While this has much to do with overall team construction, individual players in Houston have struggled as well. Do-it-all wing Eric Gordon has had a down year, with just about all of his advanced statistics taking a significant drop. Most important has been his 3-point shooting, which is down five percent year-over-year. Even when Gordon has performed well, it’s not always translated to wins for Houston.

The talk around the Rockets has been about their stars struggling, but so too has their lack of comparative bench depth hamstrung them. Gordon’s solid performances lacking an impact on the win-loss column is illustrative of that.
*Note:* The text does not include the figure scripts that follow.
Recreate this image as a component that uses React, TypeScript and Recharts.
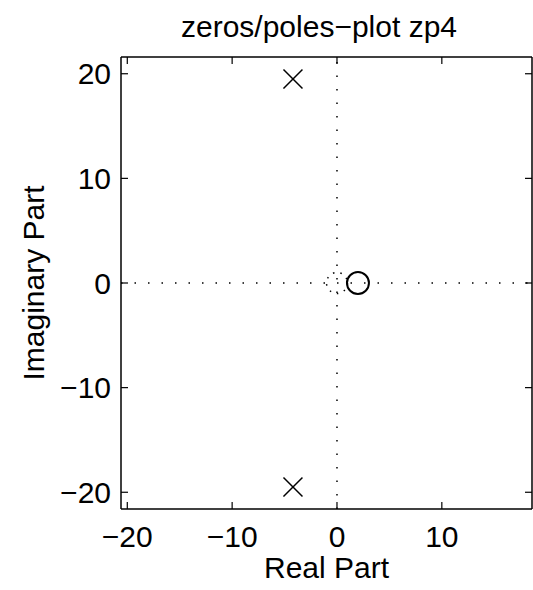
import React from "react";
import {
  ScatterChart,
  Scatter,
  XAxis,
  YAxis,
  ReferenceLine,
  ReferenceDot,
} from "recharts";

type Point = {
  re: number;
  im: number;
};

const poleRe: number[] = [-4.2, -4.2];
const poleIm: number[] = [19.5, -19.5];
const zeroRe: number[] = [2];
const zeroIm: number[] = [0];

const xTicks: number[] = [-20, -10, 0, 10];
const yTicks: number[] = [-20, -10, 0, 10, 20];
const xDomain: [number, number] = [-20.6, 18.6];
const yDomain: [number, number] = [-21.6, 21.6];

const poles: Point[] = poleRe.map((re, i) => ({ re, im: poleIm[i] }));
const zeros: Point[] = zeroRe.map((re, i) => ({ re, im: zeroIm[i] }));

const WIDTH = 533;
const HEIGHT = 590;
const MARGIN = { top: 56, right: 0, left: 0, bottom: 0 };
const Y_AXIS_W = 121;
const X_AXIS_H = 81;
const FONT = "'Liberation Sans', Arial, Helvetica, sans-serif";

// pixels per unit, used for the unit circle radius
const plotW = WIDTH - MARGIN.left - MARGIN.right - Y_AXIS_W - 1;
const unitPx = plotW / (xDomain[1] - xDomain[0]);

const fmt = (v: number) => (v < 0 ? "\u2212" + Math.abs(v) : String(v));

const Cross = (props: any) => {
  const { cx, cy } = props;
  const s = 9.5;
  return (
    <g stroke="#000" strokeWidth={1.5}>
      <line x1={cx - s} y1={cy - s} x2={cx + s} y2={cy + s} />
      <line x1={cx - s} y1={cy + s} x2={cx + s} y2={cy - s} />
    </g>
  );
};

const Ring = (props: any) => {
  const { cx, cy } = props;
  return <circle cx={cx} cy={cy} r={11} fill="none" stroke="#000" strokeWidth={2} />;
};

const tickStyle = { fill: "#000", fontSize: 30, fontFamily: FONT };
const axisLine = { stroke: "#000", strokeWidth: 1.5 };
const tickLine = { stroke: "#000", strokeWidth: 1.2 };

const ZPlane: React.FC = () => {
  return (
    <div style={{ position: "absolute", left: 0, top: 0, width: WIDTH, height: HEIGHT, background: "#fff" }}>
      <div
        style={{
          position: "absolute",
          left: 319,
          top: 12,
          transform: "translateX(-50%)",
          whiteSpace: "nowrap",
          fontFamily: FONT,
          fontSize: 30,
          lineHeight: "30px",
          color: "#000",
        }}
      >
        zeros/poles{"\u2212"}plot zp4
      </div>
      <ScatterChart width={WIDTH} height={HEIGHT} margin={MARGIN}>
        <XAxis
          type="number"
          dataKey="re"
          xAxisId="b"
          domain={xDomain}
          ticks={xTicks}
          allowDataOverflow
          height={X_AXIS_H}
          tickSize={-7}
          tickMargin={24}
          tick={tickStyle}
          tickFormatter={fmt}
          axisLine={axisLine}
          tickLine={tickLine}
          label={{ value: "Real Part", position: "insideBottom", offset: 12, fill: "#000", fontSize: 30, fontFamily: FONT }}
        />
        <XAxis
          type="number"
          dataKey="re"
          xAxisId="t"
          orientation="top"
          domain={xDomain}
          ticks={xTicks}
          allowDataOverflow
          height={1}
          tickSize={-7}
          tickFormatter={() => ""}
          axisLine={axisLine}
          tickLine={tickLine}
        />
        <YAxis
          type="number"
          dataKey="im"
          yAxisId="l"
          domain={yDomain}
          ticks={yTicks}
          allowDataOverflow
          width={Y_AXIS_W}
          tickSize={-7}
          tickMargin={17}
          tick={tickStyle}
          tickFormatter={fmt}
          axisLine={axisLine}
          tickLine={tickLine}
          label={{
            value: "Imaginary Part",
            angle: -90,
            position: "insideLeft",
            offset: 33,
            fill: "#000",
            fontSize: 30,
            fontFamily: FONT,
            style: { textAnchor: "middle" },
          }}
        />
        <YAxis
          type="number"
          dataKey="im"
          yAxisId="r"
          orientation="right"
          domain={yDomain}
          ticks={yTicks}
          allowDataOverflow
          width={1}
          tickSize={-7}
          tickFormatter={() => ""}
          axisLine={axisLine}
          tickLine={tickLine}
        />
        <ReferenceLine xAxisId="b" yAxisId="l" x={0} stroke="#000" strokeWidth={1.5} strokeDasharray="1.5 12" />
        <ReferenceLine xAxisId="b" yAxisId="l" y={0} stroke="#000" strokeWidth={1.5} strokeDasharray="1.5 12" />
        <ReferenceDot
          xAxisId="b"
          yAxisId="l"
          x={0}
          y={0}
          r={unitPx}
          fill="none"
          stroke="#000"
          strokeWidth={1.5}
          strokeDasharray="1.5 6"
        />
        <Scatter xAxisId="b" yAxisId="l" data={poles} shape={Cross} isAnimationActive={false} />
        <Scatter xAxisId="b" yAxisId="l" data={zeros} shape={Ring} isAnimationActive={false} />
        <Scatter xAxisId="t" yAxisId="r" data={[]} isAnimationActive={false} />
      </ScatterChart>
    </div>
  );
};

export default function App() {
  return <ZPlane />;
}
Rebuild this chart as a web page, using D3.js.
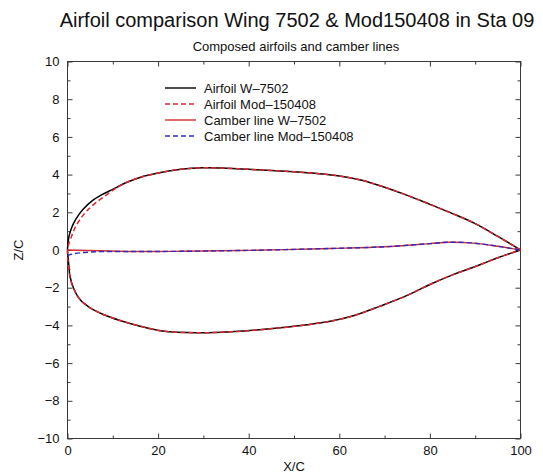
<!DOCTYPE html>
<html>
<head>
<meta charset="utf-8">
<script src="https://cdn.jsdelivr.net/npm/d3@7"></script>
<style>
  html, body { margin: 0; padding: 0; background: #fff; }
  svg { display: block; font-family: "Liberation Sans", Arial, Helvetica, sans-serif; }
</style>
</head>
<body>
<svg id="chart" width="543" height="474"></svg>
<script>
// Airfoil W-7502: upper and lower surfaces (X/C %, Z/C %)
const w7502Upper = [
  [0, 0], [0.2, 0.55], [0.55, 0.93], [1.3, 1.4], [2.5, 1.88], [3.5, 2.18],
  [5.5, 2.62], [7.5, 2.92], [10, 3.22], [13, 3.58], [16, 3.85], [20, 4.08],
  [25, 4.28], [30, 4.36], [35, 4.34], [40, 4.28], [45, 4.22], [50, 4.15],
  [55, 4.06], [60, 3.93], [65, 3.7], [70, 3.33], [75, 2.9], [80, 2.42],
  [85, 1.93], [90, 1.4], [95, 0.72], [100, 0]
];
const w7502Lower = [
  [0, 0], [0.18, -0.5], [0.55, -1.39], [1.3, -2.0], [2.76, -2.63], [5, -3.07],
  [7.9, -3.42], [11.6, -3.74], [16, -4.04], [21, -4.3], [28.6, -4.39],
  [36, -4.34], [47, -4.13], [58, -3.78], [63.5, -3.46], [69, -2.98],
  [74.6, -2.45], [80, -1.83], [85, -1.32], [91.2, -0.77], [95, -0.41], [100, 0]
];

// Airfoil Mod-150408: upper and lower surfaces
const mod150408Upper = [
  [0, -0.3], [0.15, 0.2], [0.9, 0.73], [1.66, 1.18], [2.76, 1.62], [4.2, 2.06],
  [6.45, 2.54], [8.7, 2.94], [10.9, 3.3], [13, 3.58], [16, 3.85], [20, 4.08],
  [25, 4.28], [30, 4.36], [35, 4.34], [40, 4.28], [45, 4.22], [50, 4.15],
  [55, 4.06], [60, 3.93], [65, 3.7], [70, 3.33], [75, 2.9], [80, 2.42],
  [85, 1.93], [90, 1.4], [95, 0.72], [100, 0]
];
const mod150408Lower = [
  [0, -0.3], [0.18, -0.75], [0.55, -1.45], [1.3, -2.02], [2.76, -2.63], [5, -3.07],
  [7.9, -3.42], [11.6, -3.74], [16, -4.04], [21, -4.3], [28.6, -4.39],
  [36, -4.34], [47, -4.13], [58, -3.78], [63.5, -3.46], [69, -2.98],
  [74.6, -2.45], [80, -1.83], [85, -1.32], [91.2, -0.77], [95, -0.41], [100, 0]
];

// Camber lines
const camberW7502 = [
  [0, 0.0], [7, -0.04], [16, -0.08], [25, -0.07], [40, -0.02], [58, 0.08],
  [70, 0.17], [80, 0.34], [84, 0.41], [89, 0.38], [95, 0.2], [100, 0]
];
const camberMod150408 = [
  [0, -0.3], [1, -0.22], [2.76, -0.15], [5, -0.11], [8, -0.08], [12, -0.08],
  [16, -0.08], [25, -0.07], [40, -0.02], [58, 0.08],
  [70, 0.17], [80, 0.34], [84, 0.41], [89, 0.38], [95, 0.2], [100, 0]
];

// Axis ticks
const xMajorTicks = [0, 20, 40, 60, 80, 100];
const xMinorTicks = [10, 30, 50, 70, 90];
const yMajorTicks = [-10, -8, -6, -4, -2, 0, 2, 4, 6, 8, 10];
const yMinorTicks = [-9, -7, -5, -3, -1, 1, 3, 5, 7, 9];

// Legend entries
const legendLabels = ["Airfoil W\u20137502", "Airfoil Mod\u2013150408", "Camber line W\u20137502", "Camber line Mod\u2013150408"];
const legendColors = ["#000000", "#e0262e", "#d42a2a", "#2a2ac8"];
const legendDashes = [null, "5,3", null, "5,3"];

const svg = d3.select("#chart");
const plot = { left: 67.5, right: 520.5, top: 61.5, bottom: 438.5 };

const x = d3.scaleLinear().domain([0, 100]).range([plot.left, plot.right]);
const y = d3.scaleLinear().domain([-10, 10]).range([plot.bottom, plot.top]);

const fmt = d => (d < 0 ? "\u2212" + Math.abs(d) : String(d));
const axisColor = "#3a3a3a";

function styleAxis(g) {
  g.select(".domain").remove();
  g.selectAll(".tick line").attr("stroke", axisColor).attr("stroke-width", 1);
  g.selectAll(".tick text").attr("fill", "#111").style("font-size", "13px");
}

// Bottom axis (labels) + minor
svg.append("g").attr("transform", `translate(0,${plot.bottom})`)
  .call(d3.axisBottom(x).tickValues(xMajorTicks).tickSize(-5).tickPadding(7).tickFormat(fmt))
  .call(styleAxis);
svg.append("g").attr("transform", `translate(0,${plot.bottom})`)
  .call(d3.axisBottom(x).tickValues(xMinorTicks).tickSize(-3).tickFormat(""))
  .call(styleAxis);
// Top axis (ticks only)
svg.append("g").attr("transform", `translate(0,${plot.top})`)
  .call(d3.axisTop(x).tickValues(xMajorTicks).tickSize(-5).tickFormat(""))
  .call(styleAxis);
svg.append("g").attr("transform", `translate(0,${plot.top})`)
  .call(d3.axisTop(x).tickValues(xMinorTicks).tickSize(-3).tickFormat(""))
  .call(styleAxis);
// Left axis (labels) + minor
svg.append("g").attr("transform", `translate(${plot.left},0)`)
  .call(d3.axisLeft(y).tickValues(yMajorTicks).tickSize(-5).tickPadding(8).tickFormat(fmt))
  .call(styleAxis);
svg.append("g").attr("transform", `translate(${plot.left},0)`)
  .call(d3.axisLeft(y).tickValues(yMinorTicks).tickSize(-3).tickFormat(""))
  .call(styleAxis);
// Right axis (ticks only)
svg.append("g").attr("transform", `translate(${plot.right},0)`)
  .call(d3.axisRight(y).tickValues(yMajorTicks).tickSize(-5).tickFormat(""))
  .call(styleAxis);
svg.append("g").attr("transform", `translate(${plot.right},0)`)
  .call(d3.axisRight(y).tickValues(yMinorTicks).tickSize(-3).tickFormat(""))
  .call(styleAxis);

// Frame
svg.append("rect")
  .attr("x", plot.left).attr("y", plot.top)
  .attr("width", plot.right - plot.left).attr("height", plot.bottom - plot.top)
  .attr("fill", "none").attr("stroke", axisColor).attr("stroke-width", 1);

// Curves
const contour = d3.line().x(d => x(d[0])).y(d => y(d[1])).curve(d3.curveCatmullRom.alpha(0.5));
const outline = (upper, lower) => upper.slice().reverse().concat(lower.slice(1));

const curves = svg.append("g");
curves.append("path")
  .attr("d", contour(outline(w7502Upper, w7502Lower)))
  .attr("fill", "none").attr("stroke", legendColors[0]).attr("stroke-width", 1.5);
curves.append("path")
  .attr("d", contour(outline(mod150408Upper, mod150408Lower)))
  .attr("fill", "none").attr("stroke", legendColors[1]).attr("stroke-width", 1.5)
  .attr("stroke-dasharray", legendDashes[1]);
curves.append("path")
  .attr("d", contour(camberW7502))
  .attr("fill", "none").attr("stroke", legendColors[2]).attr("stroke-width", 1.4);
curves.append("path")
  .attr("d", contour(camberMod150408))
  .attr("fill", "none").attr("stroke", legendColors[3]).attr("stroke-width", 1.4)
  .attr("stroke-dasharray", legendDashes[3]);

// Legend
const legend = svg.append("g");
legendLabels.forEach((label, i) => {
  const ly = 88 + i * 16;
  legend.append("line")
    .attr("x1", 165).attr("x2", 196).attr("y1", ly).attr("y2", ly)
    .attr("stroke", legendColors[i]).attr("stroke-width", 1.4)
    .attr("stroke-dasharray", legendDashes[i]);
  legend.append("text")
    .attr("x", 204).attr("y", ly).attr("dy", "0.35em")
    .style("font-size", "13px").attr("fill", "#111")
    .text(label);
});

// Titles and axis labels
svg.append("text")
  .attr("x", 297).attr("y", 27).attr("text-anchor", "middle")
  .style("font-size", "20px").attr("fill", "#111")
  .text("Airfoil comparison Wing 7502 & Mod150408 in Sta 09");
svg.append("text")
  .attr("x", 296).attr("y", 51).attr("text-anchor", "middle")
  .style("font-size", "13px").attr("fill", "#111")
  .text("Composed airfoils and camber lines");
svg.append("text")
  .attr("x", (plot.left + plot.right) / 2).attr("y", 471).attr("text-anchor", "middle")
  .style("font-size", "13px").attr("fill", "#111")
  .text("X/C");
svg.append("text")
  .attr("transform", `translate(23,${(plot.top + plot.bottom) / 2}) rotate(-90)`)
  .attr("text-anchor", "middle")
  .style("font-size", "13px").attr("fill", "#111")
  .text("Z/C");
</script>
</body>
</html>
For his part, Gordon says that he’s still not having fun on the floor in Houston, and that he feels the team’s meager roster isn’t being used properly.

Via The Athletic:

“I’m just not having fun man,” Gordon told The Athletic. “I’m just not. This sucks. Even the times where I have good games. We’re just not using some guys the right way. Are we gonna make the right sacrifices? Do we have the right attitude?

“Last year was the best year I’ve ever had being a part of a team,” he added. “We just never had a bad moment. If we ever had a bad game as a team, you knew the next game we would blow somebody out. It didn’t matter who it was.”

The Rockets are 11-14 and have the second-worst record in the Western Conference. There’s many months left in the season, and there’s plenty of time to rebound. But unless Houston can get their internal struggles figured out — or trade for an impact player — it seems possible they finish the year scraping for a playoff spot or missing the postseason altogether.